The U.S. Department of State, U.S. Embassy Mogadishu announces an open competition for organizations interested in submitting applications for a project that increases the participation of marginalized and minority communities in public life.
- Projects should increase the participation of marginalized and minority communities in public life. The proposed project builds upon the successes and lessons learned from the ongoing John Lewis Minority Fellows Program (Phase I), funded through the FY 2020 ESF (ARDF.)
- Projects under Phase II of the John Lewis Minority Fellows Program should boost the participation of marginalized and minority communities in public life through two mutually reinforcing objectives:
- Objective 1: Cultivate and deepen professional skillset of marginalized and minority fellows, through the recruitment of two cohorts of eight fellows each to serve in the Federal Parliament of Somalia and/or executive bodies, line ministries, and the assembly of South West State (SWS,) as well as international and local NGOs.
- Objective 2: Expand political inclusion in Somalia through the provision of professional development experiences for young Somalis from marginalized and minority communities seeking careers in government, NGOs, and the private sector through work experiences in the aforementioned institutions and capacity building experiences provided via the project.
- Total Funding: $400,000.00 USD (FY2022 Economic Support Fund (ESF))
- Period of Performance: 18-24 months.
- Specific results could include, but are not limited to, the following:
- Successful fellowship experiences for 16 fellows from Somalia’s marginalized and minority communities to serve in the Federal Parliament of Somalia and/or executive bodies, line ministries, and the assembly of SWS, well as local and international NGOs.
- Improved understanding and buy-in from key Somali government stakeholders, as well as local NGOs, on the value of greater political inclusion of members of marginalized and minority groups in public service, aiding in the country’s stability through government representation that fully reflects the diversity of its citizens.
- Fellows report gaining skills relevant for working in a professional environment.
- Fellows are exposed to high-level speakers and mentors to guide them.
- Fellows are able to create a network among themselves and view their group as a future resource to help them and feel confident tapping into fellows from previous program and using them as mentors.
- To achieve the goals and expected results, the project should include the following:
- Through collaboration with U.S. Embassy Mogadishu’s Political-Economic Section, recruit of 16 fellows, with six male fellows and ten female fellows, from Somalia’s marginalized and minority communities to serve in the Federal Parliament of Somalia and/or executive bodies, line ministries, and the assembly of SWS as well as international and local NGOs.
- By leveraging Embassy networks and relationships, work to secure the fellows placements in the Federal Parliament of Somalia and/or executive bodies, line ministries, and the assembly of SWS, as well as in local and international NGOs.
- Plan and execute a two- to three-day training experiences for fellows training them on note taking, office communication, and information technology skills to prepare them for their placements.
- Provide day-to-day mentoring of fellows in their placements in the Federal Parliament of Somalia and/or executive bodies, line ministries, and the assembly of SWS, as well as in local and international NGOs.
- Host keynote speaker events and networking opportunities for fellows as appropriate and as opportunities allow.
- Track fellows’ experiences in their placements and provide U.S. and Somali government stakeholders with compelling qualitative case studies of how fellows demonstrably contributed to the country’s governance through greater political inclusion.
- Plan and execute at least two professional development training sessions for fellows within the period of performance, organized by the awardee in collaboration with U.S. Embassy Mogadishu’s Political-Economic Section, with high-level speakers to provide fellows with experiences to augment their work in their placements.

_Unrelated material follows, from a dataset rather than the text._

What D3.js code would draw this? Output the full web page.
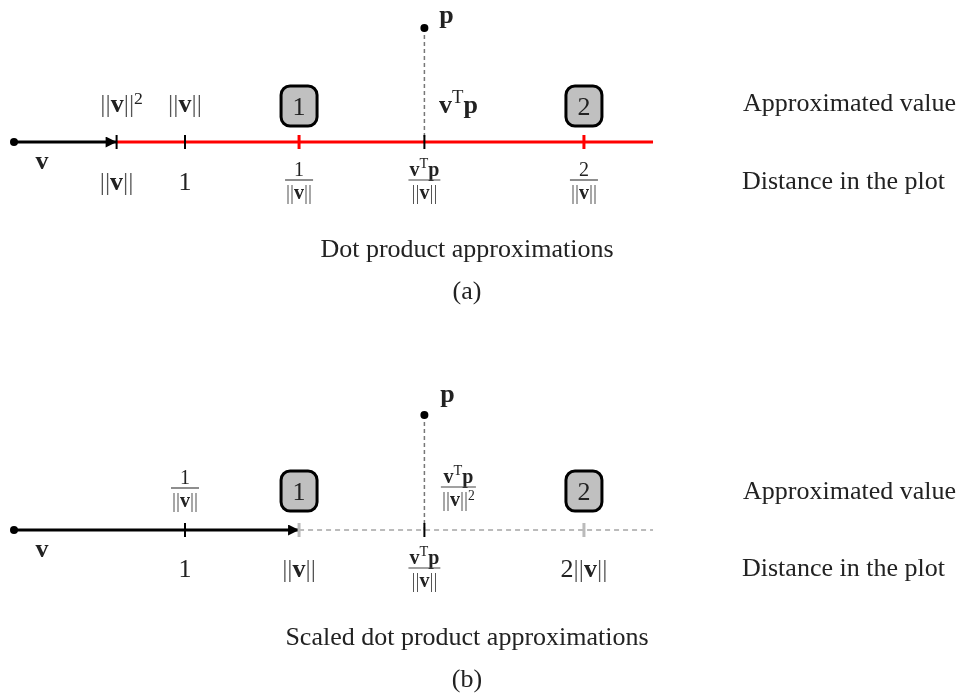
<!DOCTYPE html>
<html>
<head>
<meta charset="utf-8">
<script src="https://cdn.jsdelivr.net/npm/d3@7"></script>
<style>
  html, body { margin: 0; padding: 0; background: #fff; }
  svg { display: block; }
  text { font-family: "Liberation Serif", "Times New Roman", serif; fill: #222; filter: grayscale(1); }
</style>
</head>
<body>
<svg id="chart" width="965" height="695"></svg>
<script>
// ---- data (positions in "plot distance" units, where 1 unit = distance to "1") ----
const normV = 0.6;                 // ||v|| in panel (a)
const panelATicks = [0.6, 1, 1.667, 2.4, 3.333];     // ||v||, 1, 1/||v||, vTp/||v||, 2/||v||
const panelATickKinds = ["black", "black", "red", "black", "red"];
const panelBTicks = [1, 1.667, 2.4, 3.333];          // 1, ||v||, vTp/||v||, 2||v||
const panelBTickKinds = ["black", "grey", "black", "grey"];
const boxPositions = [1.667, 3.333];
const boxLabels = ["1", "2"];
const pPosition = 2.4;
const lineEnd = 3.737;
const captions = ["Dot product approximations", "Scaled dot product approximations"];
const panelLetters = ["(a)", "(b)"];
const rowLabels = ["Approximated value", "Distance in the plot"];

const svg = d3.select("#chart");
const x = d3.scaleLinear().domain([0, 1]).range([14, 185]);

const defs = svg.append("defs");
defs.append("marker").attr("id", "arrow")
  .attr("viewBox", "0 0 10 10").attr("refX", 10).attr("refY", 5)
  .attr("markerWidth", 14).attr("markerHeight", 11).attr("markerUnits", "userSpaceOnUse")
  .attr("orient", "auto")
  .append("path").attr("d", "M0,0 L10,5 L0,10 Z").attr("fill", "#000");

const FS = 26, FSS = 20;

function norm(sel, size, sup) {
  sel.append("tspan").text("||").attr("font-size", size).attr("fill", "#555");
  sel.append("tspan").text("v").attr("font-weight", "bold").attr("font-size", size);
  sel.append("tspan").text("||").attr("font-size", size).attr("fill", "#555");
  if (sup) sel.append("tspan").text(sup).attr("font-size", size * 0.68).attr("dy", -size * 0.32);
}
function vtp(sel, size) {
  sel.append("tspan").text("v").attr("font-weight", "bold").attr("font-size", size);
  sel.append("tspan").text("T").attr("font-size", size * 0.72).attr("dy", -size * 0.38);
  sel.append("tspan").text("p").attr("font-weight", "bold").attr("font-size", size).attr("dy", size * 0.38);
}
function label(g, cx, baseline, builder, size) {
  const t = g.append("text").attr("x", cx).attr("y", baseline).attr("text-anchor", "middle");
  builder(t, size);
  return t;
}
function fraction(g, cx, barY, numBuilder, denBuilder, size) {
  const n = g.append("text").attr("x", cx).attr("y", barY - 4).attr("text-anchor", "middle");
  numBuilder(n, size);
  const d = g.append("text").attr("x", cx).attr("y", barY + size - 1).attr("text-anchor", "middle");
  denBuilder(d, size);
  const w = Math.max(n.node().getBBox().width, d.node().getBBox().width) + 2;
  g.append("line").attr("x1", cx - w / 2).attr("x2", cx + w / 2)
    .attr("y1", barY).attr("y2", barY).attr("stroke", "#444").attr("stroke-width", 1.2);
}
const one = (t, s) => t.append("tspan").text("1").attr("font-size", s);
const two = (t, s) => t.append("tspan").text("2").attr("font-size", s);
const nrm = (t, s) => norm(t, s);
const nrm2 = (t, s) => norm(t, s, "2");

function box(g, cx, cy, txt) {
  g.append("rect").attr("x", cx - 18).attr("y", cy - 20).attr("width", 36).attr("height", 40)
    .attr("rx", 9).attr("fill", "#c0c0c0").attr("stroke", "#000").attr("stroke-width", 3);
  g.append("text").attr("x", cx).attr("y", cy + 9).attr("text-anchor", "middle")
    .attr("font-size", FS).attr("fill", "#333").text(txt);
}
function tick(g, px, y, kind) {
  const col = kind === "red" ? "#ff0000" : kind === "grey" ? "#bbbbbb" : "#000";
  const w = kind === "black" ? 2 : 3;
  g.append("line").attr("x1", px).attr("x2", px).attr("y1", y - 7).attr("y2", y + 7)
    .attr("stroke", col).attr("stroke-width", w);
}

// ================= Panel (a) =================
{
  const g = svg.append("g");
  const ly = 142;
  g.append("line").attr("x1", x(pPosition)).attr("x2", x(pPosition)).attr("y1", 28).attr("y2", ly)
    .attr("stroke", "#777").attr("stroke-width", 1.5).attr("stroke-dasharray", "4,3");
  g.append("circle").attr("cx", x(pPosition)).attr("cy", 28).attr("r", 4).attr("fill", "#000");
  g.append("text").attr("x", x(pPosition) + 22).attr("y", 23).attr("text-anchor", "middle")
    .attr("font-size", FS).attr("font-weight", "bold").text("p");
  g.append("line").attr("x1", x(normV)).attr("x2", x(lineEnd)).attr("y1", ly).attr("y2", ly)
    .attr("stroke", "#ff0000").attr("stroke-width", 3);
  g.append("line").attr("x1", x(0)).attr("x2", x(normV)).attr("y1", ly).attr("y2", ly)
    .attr("stroke", "#000").attr("stroke-width", 3).attr("marker-end", "url(#arrow)");
  g.append("circle").attr("cx", x(0)).attr("cy", ly).attr("r", 4).attr("fill", "#000");
  panelATicks.forEach((t, i) => tick(g, x(t), ly, panelATickKinds[i]));
  g.append("text").attr("x", 42).attr("y", 169).attr("text-anchor", "middle")
    .attr("font-size", FS).attr("font-weight", "bold").text("v");
  boxPositions.forEach((b, i) => box(g, x(b), 106, boxLabels[i]));
  label(g, x(panelATicks[0]) + 5, 112, nrm2, FS);
  label(g, x(panelATicks[1]), 112, nrm, FS);
  label(g, x(pPosition) + 34, 113, vtp, FS);
  label(g, x(panelATicks[0]), 190, nrm, FS);
  label(g, x(panelATicks[1]), 190, one, FS);
  fraction(g, x(panelATicks[2]), 180, one, nrm, FSS);
  fraction(g, x(panelATicks[3]), 180, vtp, nrm, FSS);
  fraction(g, x(panelATicks[4]), 180, two, nrm, FSS);
  g.append("text").attr("x", 743).attr("y", 111).attr("font-size", FS).text(rowLabels[0]);
  g.append("text").attr("x", 742).attr("y", 189).attr("font-size", FS).text(rowLabels[1]);
  g.append("text").attr("x", 467).attr("y", 257).attr("text-anchor", "middle").attr("font-size", FS).text(captions[0]);
  g.append("text").attr("x", 467).attr("y", 299).attr("text-anchor", "middle").attr("font-size", FS).text(panelLetters[0]);
}

// ================= Panel (b) =================
{
  const g = svg.append("g");
  const ly = 530;
  g.append("line").attr("x1", x(pPosition)).attr("x2", x(pPosition)).attr("y1", 415).attr("y2", ly)
    .attr("stroke", "#777").attr("stroke-width", 1.5).attr("stroke-dasharray", "4,3");
  g.append("circle").attr("cx", x(pPosition)).attr("cy", 415).attr("r", 4).attr("fill", "#000");
  g.append("text").attr("x", x(pPosition) + 23).attr("y", 402).attr("text-anchor", "middle")
    .attr("font-size", FS).attr("font-weight", "bold").text("p");
  g.append("line").attr("x1", x(panelBTicks[1])).attr("x2", x(lineEnd)).attr("y1", ly).attr("y2", ly)
    .attr("stroke", "#bbbbbb").attr("stroke-width", 2).attr("stroke-dasharray", "5,4");
  g.append("line").attr("x1", x(0)).attr("x2", x(panelBTicks[1])).attr("y1", ly).attr("y2", ly)
    .attr("stroke", "#000").attr("stroke-width", 3).attr("marker-end", "url(#arrow)");
  g.append("circle").attr("cx", x(0)).attr("cy", ly).attr("r", 4).attr("fill", "#000");
  panelBTicks.forEach((t, i) => tick(g, x(t), ly, panelBTickKinds[i]));
  g.append("text").attr("x", 42).attr("y", 557).attr("text-anchor", "middle")
    .attr("font-size", FS).attr("font-weight", "bold").text("v");
  boxPositions.forEach((b, i) => box(g, x(b), 491, boxLabels[i]));
  fraction(g, x(panelBTicks[0]), 488, one, nrm, FSS);
  fraction(g, x(pPosition) + 34, 487, vtp, nrm2, FSS);
  label(g, x(panelBTicks[0]), 577, one, FS);
  label(g, x(panelBTicks[1]), 577, nrm, FS);
  fraction(g, x(panelBTicks[2]), 568, vtp, nrm, FSS);
  label(g, x(panelBTicks[3]), 577, (t, s) => { t.append("tspan").text("2").attr("font-size", s); norm(t, s); }, FS);
  g.append("text").attr("x", 743).attr("y", 499).attr("font-size", FS).text(rowLabels[0]);
  g.append("text").attr("x", 742).attr("y", 576).attr("font-size", FS).text(rowLabels[1]);
  g.append("text").attr("x", 467).attr("y", 645).attr("text-anchor", "middle").attr("font-size", FS).text(captions[1]);
  g.append("text").attr("x", 467).attr("y", 687).attr("text-anchor", "middle").attr("font-size", FS).text(panelLetters[1]);
}
</script>
</body>
</html>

Provide fellows with inspiring experiences to motivate them to pursue long-term employment in public service roles.
- Track fellows’ onward experiences after their placements conclude; provide employment data of the fellows in the Somali government, NGOs, and the private sector as a result of their experiences and capacity building in the project.
- Monitor and evaluate fellows’ experiences by drawing on administrative data, as well as qualitative and quantitative data, via semi-structured interviews and Likert Scale surveys with fellows, and provide a business case for a longer-term fellows program with countrywide coverage.
- U.S. Embassy Mogadishu welcomes applications from U.S.-based non-profit/non-governmental organizations subject to section 501(c) (3) or 501(c) (6) of the U.S. tax code; foreign-based non-profit organizations/nongovernment organizations (NGO); Public International Organizations; Foreign Public Organizations; private, public, or state institutions of higher education; and for-profit organizations or businesses.
- Applications submitted by for-profit entities may be subject to additional review following the Merit Review Panel selection process. Additionally, the Department of State prohibits profit to for-profit or commercial organizations under its assistance awards. Profit is defined as any amount in excess of allowable direct and indirect costs. The allowability of costs incurred by commercial organizations is determined in accordance with the provisions of the Federal Acquisition Regulation (FAR) at 48 CFR 30, Cost Accounting Standards Administration, and 48 CFR 31 Contract Cost Principles and Procedures.